La campagne massive de dépistage lancée par le ministère de l'Éducation a débuté dans la zone A dès le 22 février et s'est étendue lundi à la zone C au retour des vacances. Des tests pour permettre de garder les écoles ouvertes qui ont été autorisés par la Haute autorité de Santé le 11 février. Mais depuis, c’est un peu comme les vaccins : la campagne de dépistage peine à se mettre réellement en place.
Jean-Michel Blanquer a d’abord promis 300.000 tests par semaine d’ici mi-mars avant de repousser à fin mars. Mais dans les faits, en 48 heures, moins de 10.000 tests ont été réalisés à l’échelle nationale. Et pour cause : les infirmières et médecins de l'Éducation nationale censés assurer ces tests sont déjà pris par la mise en place des tests antigéniques dans les collèges et lycées. "On a eu vent par les médias d’un développement de cette campagne de tests salivaires et à l’heure qu’il est nous n’avons pas la moindre information. Nous n’arrivons pas à comprendre la stratégie du gouvernement", regrette Karim Bacha, directeur d’une école élémentaire en Seine-Saint-Denis.
De nombreux enseignants redoutent aujourd’hui de devoir réaliser eux-mêmes les tests. Car si ces tests salivaires ont beaucoup d’avantages pour les enfants comme le fait de ne pas être douloureux comme les PCR par voie nasale, ils sont en revanche plus contraignants d’un point de vue biologique. L'échantillon salivaire doit notamment être prélevé "plus de 30 minutes après la dernière prise de boisson ou d'aliment". Le crachat doit être d'un volume suffisant et surtout il doit être apporté au laboratoire dans les "cinq heures" pour être ensuite analysé dans les 24 heures.
Même si Jean-Michel Blanquer assure que les enseignants n’auront pas à pratiquer d’acte médical, les syndicats enseignants font un autre constat. "Comme d’habitude, le ministère n’a rien anticipé. Ils ont donné l’ordre de faire des tests salivaires. En tant qu’enseignant, c’est pas dans nos missions de faire passer ces tests salivaires", affirme Guislaine David, co-secrétaire générale du syndicat du premier degré le Snu-ipp Fsu.
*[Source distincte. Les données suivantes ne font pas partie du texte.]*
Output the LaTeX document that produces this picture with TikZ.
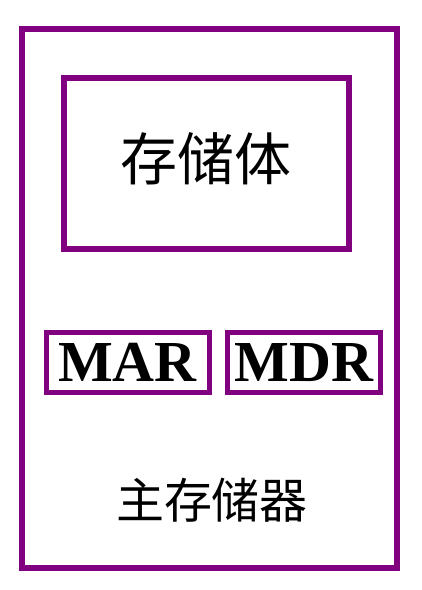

Cette question des tests salivaires qui n’arrivent pas assez vite relance plus largement le débat sur le risque de contamination du virus à l’école. Tout d’abord car le protocole sanitaire à l’école est un protocole dit "dérogatoire" qui ne protège pas toujours les enseignants de la même manière que le reste de la population. Et ce protocole inquiète notamment face aux variants britanniques et sud-africain. "Actuellement, il faut trois cas de variants britanniques pour qu’une classe soit fermée. Dans tous les cas, les enseignants ne sont pas considérés comme cas contacts", explique Guislaine David.
Au-delà du protocole, ce qui a relancé le débat c’est cet éditorial publié dans le British Medical Journal par l’épidémiologiste à l’Institut Pasteur Arnaud Fontanet, qui est aussi membre du Conseil scientifique. Le texte a été cité par le ministre de l’Éducation lui même puisqu’il assure que les écoles ne jouent pas un rôle d’amplificateur de l’épidémie.
Pour autant, les salles de classe restent bien des lieux de transmission du virus comme les autres. "Pour un épidémiologiste, la crainte c’est qu’on ait un schéma comme la grippe où les enfants transmettent plus. Si on a une incidence forte dans la société, on a un incidence forte à l’école", assure Mélanie Heard, enseignante-chercheuse en science politique spécialisée en politiques publiques de santé.
Dans une tribune co-signée avec l’ancien directeur de Santé publique France, François Bourdillon, la chercheuse va alors jusqu’à parler d’un "déni" français concernant le risque de contamination à l’école. Pour eux si le choix du gouvernement est de garder les écoles ouvertes, il devrait s’accompagner d’une politique de prévention beaucoup plus vaste. En matière de tests salivaires, mais pas seulement. "Cela implique un chantier de surveillance, avec des dépistages systématiques. Après il y a la question de prévention, le soutien à l’isolement des cas contacts avérés", précise Mélanie Heard.
La France fait partie des rares pays en Europe à ne vouloir fermer les écoles qu’en dernier recours. Depuis mars 2020, la France a fermé ses classes complètement ou partiellement pendant 10 semaines contre 30 en Italie, 26 au Royaume-Uni ou 24 en Allemagne. Ailleurs, certains pays ont réussi quant à eux à tenir leurs promesses de vaccination, comme au Chili où les enseignants font partie des publics prioritaires actuellement en train d’être vaccinés.